Kenny Cheung: Yes. I’ll add two things. I think not only have we seen the week-over-week increases, as Stephen mentioned, we’re — we also see retention. They’re actually holding those prices as well, which bodes well for future indication. And then we’re also coming up spring break in March, April time frame, which is seasonality, one of the strongest moments for used car sales.

Christopher Stathoulopoulos: And my follow-up. So I’m curious, — as it relates to the airlines, obviously, the airport business, given the challenge the airlines have been having and will likely continue to have with respect to capacity and their ability to handle harsh weather versus what’s been an ongoing momentum in demand recovery. Is that dynamic at all reflected in your outlook? I know that you spoke to some pressure on the top line and perhaps some costs, I believe it was with the BOM cycle in December. And this sort of this dynamic persists. Is that contemplated and how you’re thinking about the guidance or your business going forward?

Stephen Scherr: Yes. Well, I think the reference we made and that you just made now, just sort of Christmas, I think, is pretty telling in that what we would have lost because you obviously experienced cancellations to the extent that there are airline cancellations as a customer doesn’t arrive, we saw a meaningful pickup in one-way rentals, as I had mentioned. And those come kind of with the benefit of being at a higher rate. And then equally, they repositioned cars from areas where we need them less to where we need them more and to avoid spending a couple of thousand dollars on the transportation of a car, that’s a benefit. And so there’s a wash, if not a positive benefit to that, not that we wish the circumstances that played out in Christmas to happen, but I think we are positioned to be able to respond to it.
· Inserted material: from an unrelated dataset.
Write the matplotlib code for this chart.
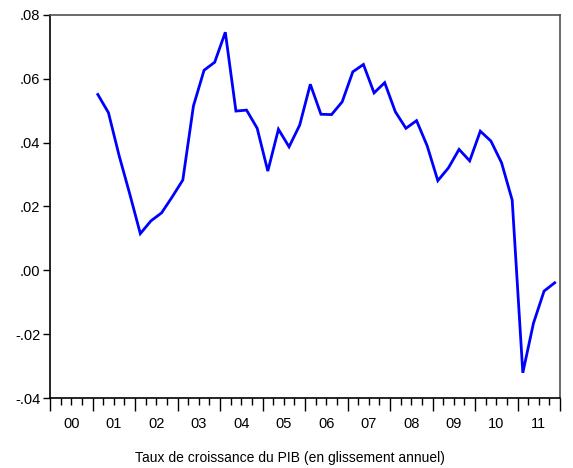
import numpy as np
import matplotlib
matplotlib.use("Agg")
import matplotlib.pyplot as plt
from matplotlib.ticker import FixedLocator, NullFormatter

plt.rcParams['font.family'] = ['Liberation Sans Narrow', 'Liberation Sans', 'DejaVu Sans']

# croissance du PIB, glissement annuel, trimestriel 2001T1 - 2011T4
debut = 2001
pib = [0.0551, 0.0494, 0.0360, 0.0240,
       0.0115, 0.0155, 0.0180, 0.0230,
       0.0283, 0.0515, 0.0627, 0.0652,
       0.0746, 0.0499, 0.0502, 0.0445,
       0.0311, 0.0442, 0.0387, 0.0455,
       0.0583, 0.0489, 0.0488, 0.0528,
       0.0622, 0.0645, 0.0556, 0.0588,
       0.0497, 0.0445, 0.0469, 0.0390,
       0.0281, 0.0321, 0.0379, 0.0343,
       0.0436, 0.0405, 0.0337, 0.0220,
       -0.0321, -0.0166, -0.0065, -0.0039]
annees = list(range(2000, 2012))
yticks = [-0.04, -0.02, 0.00, 0.02, 0.04, 0.06, 0.08]
ylabels = ['-.04', '-.02', '.00', '.02', '.04', '.06', '.08']

x = debut + (np.arange(len(pib)) + 0.5) / 4.0

fig = plt.figure(figsize=(5.73, 4.68), dpi=100)
ax = fig.add_axes([50/573, 70/468, 510/573, 383/468])
ax.plot(x, pib, color='#0000ff', lw=2.0, solid_joinstyle='miter')

ax.set_xlim(2000, 2012)
ax.set_ylim(-0.04, 0.08)

ax.xaxis.set_major_locator(FixedLocator(annees + [2012]))
ax.xaxis.set_major_formatter(NullFormatter())
ax.xaxis.set_minor_locator(FixedLocator([a + q/4 for a in annees for q in (1, 2, 3)]))
for a in annees:
    ax.text(a + 0.5, -0.0458, '%02d' % (a % 100), ha='center', va='top', fontsize=10.5)

ax.set_yticks(yticks)
ax.set_yticklabels(ylabels, fontsize=10.5)

ax.tick_params(axis='x', which='major', direction='out', length=9, width=1, color='black')
ax.tick_params(axis='x', which='minor', direction='out', length=5, width=1, color='black')
ax.tick_params(axis='y', direction='out', length=5, width=1, pad=2)

for s in ['left', 'bottom']:
    ax.spines[s].set_linewidth(1.2)
    ax.spines[s].set_color('black')
for s in ['top', 'right']:
    ax.spines[s].set_linewidth(1.2)
    ax.spines[s].set_color('#505050')

fig.text(290/573, 1 - 458/468, 'Taux de croissance du PIB (en glissement annuel)',
         ha='center', va='center', fontsize=10)

fig.savefig('out.png', dpi=100)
Now the way we respond to it is a little bit of a function of what I said in response to the question earlier about the business performing better. We have a better insight into pricing. We have a better insight into how we manage the fleet. All of that are elements that enable us to be very quick and very responsive to sort of changing circumstances in travel. I would also point out that there are very few car rental companies that can respond to what we saw in Christmas relative to Hertz. Now there are other majors that can but there are a myriad of smaller players that are not in a position to put their customers in one-way rentals in the way in which we can. And I think that’s a very big deal to the extent that customers are going to be anxious about disruption to airline travel, they will know that if they’re in a Hertz, if they are in a Hertz rental that we’re going to be in a position to serve them no matter where they get rerouted or how they want to get to where they get to.

That’s a competitive edge for us relative to smaller niche players in the rental car industry. And I think when it’s tough, you want to be able to sort of rely on a company to deliver and we did in Christmas, and we will should those disruptions sort of happen again.

Operator: This concludes today’s question-and-answer session. I’d now like to hand the call back to Stephen Scherr, Chief Executive Officer. Please go ahead.

Stephen Scherr: So thank you all for your participation today. We look forward to sharing further updates with you all certainly on our next call, if not before. And with that, I’ll turn it back to the operator.

Operator: This concludes the Hertz Global Holdings Fourth Quarter 2022 Earnings Conference Call. Thank you for your participation.